I thought I would like this more than I actually did. My complaints about the show has mostly been able the story structure and the lack of good character scenes that the show was so amazing at doing for the first 4 seasons (and occasionally after that). They really lost the ball on subtle, well written, amazing character scenes recently. But they’ve been good at spectacle. Even as the character and politics and overall story of the slow declined, the big spectacular moments improved. The battle at the wall, hardhome, the battle of the bastards, the Sept of Baelor sequence, the wagon train battle - all the big events were better than ever. So when I heard that they shot one of the biggest battle sequences of all time, and it took like 90 days to shoot, I figured they were going to get that one right, that whatever was missing this season, that was going to be amazing.
But… meh. I feel bad that I don’t like it that much because I know they put a shitload of effort into it. But for a well-made, very expensive, very difficult battle scene, there were surprisingly few iconic moments or great shots or interesting battle tactics or any surprises of any sort.
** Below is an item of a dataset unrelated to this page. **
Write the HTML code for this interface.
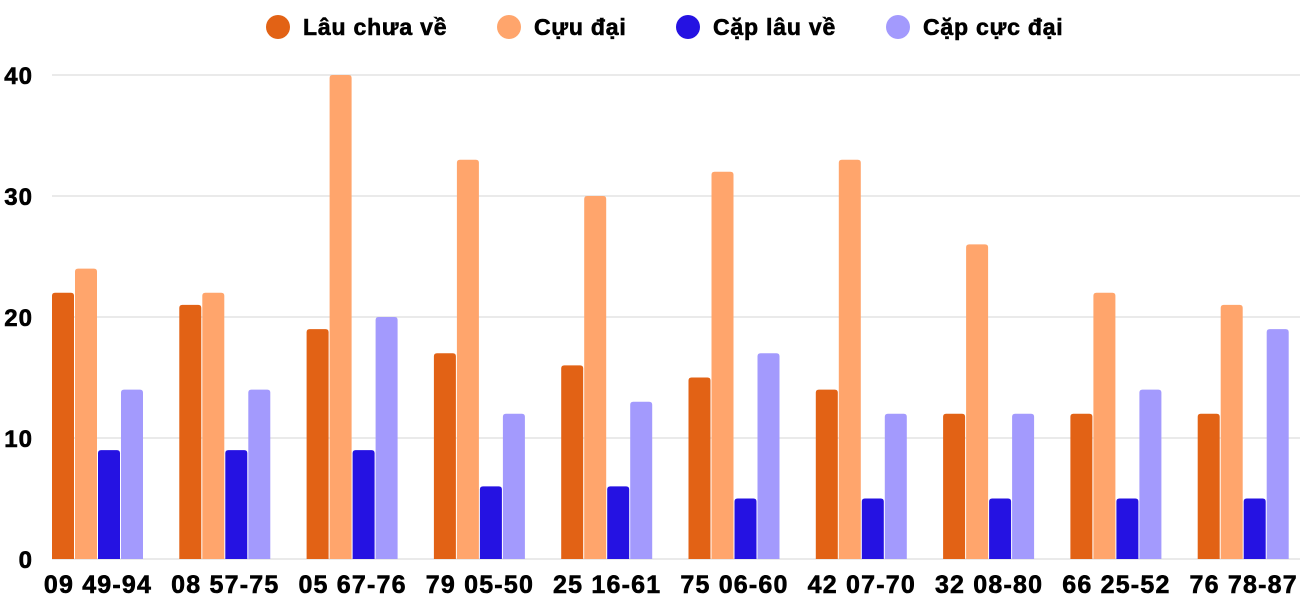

It was pretty much paint by numbers, exactly what you’d expect, even fewer twists and turns that you would expect. I thought we’d get a cool scene of someone we know being a part of the army of the dead, or significant character deaths that weren’t heroically perfect and telegraphed, or some sort of surprise, or something interesting, or someone coming up with a unique and interesting way to kill the night king, or Bran contributing in some unexpected way, or… something more than we got.
Bran, with all his pivotal importance as the three eyed raven, millenia long rival of the night king, didn’t actually do anything at any point besides be bait, did he? He didn’t warg into a dragon or a person or show us some sort of unexpected three eyed raven power or even serve some pivotal reconnaissance role.
The whole first hour had our heroes feeling like, safe, immortals surrounded by red shirts. They would absolutely swarm them over and over again with danger, situations they couldn’t possibly survive… and then we’d go to another scene, and then back, and oh look, all our important characters survived. It made the battle feel safe and boring. Nothing was at stake. You knew how this was going to go. There was no chance of a big surprise, like the Night King winning, or having one of our important characters die when even the smaller ones are immune to danger.
But only a couple of our heroes die. They die in the most heroic, relevant, telegraphed, predictable, perfect ways. The Night King loses because of a predictable case of being stabbed to death. Nothing really changes or shakes up the game or unexpected happens. There was no mass slaughter of beloved characters. No one even got an ugly, unheroic, unexpected death.
To give a counter-example, in the movie Serenity:
Wash was killed suddenly, without fanfare. Book had already died. Kaylee appeared to be fatally wounded. I’m sure the doctor would save her, except woops, the doctor just got poisoned and probably fatally wounded too. Firefly was only around for 13 episodes, and yet created some of the most memorable, beloved characters of all time. We loved those characters. When I sincerely thought that they were all going to die here, that this was the end of our beloved characters, I felt sick to my stomach, just watching their final moments, and possibly the failure of their mission. It was one of my most memorable movie experiences. The stakes felt real. It didn’t feel like the day would be saved. We were just going to lose characters we loved, and they might fail.
… On the contrary, it never felt like the characters in this episode were ever in danger, or that the outcome was ever in doubt. The dramatic tension wasn’t there. The feeling of being punched in the gut wasn’t there. I wasn’t invested, I was bored for most of it. Even though it had been created by an obviously huge amount of work, and it should’ve been really compelling, it just wasn’t.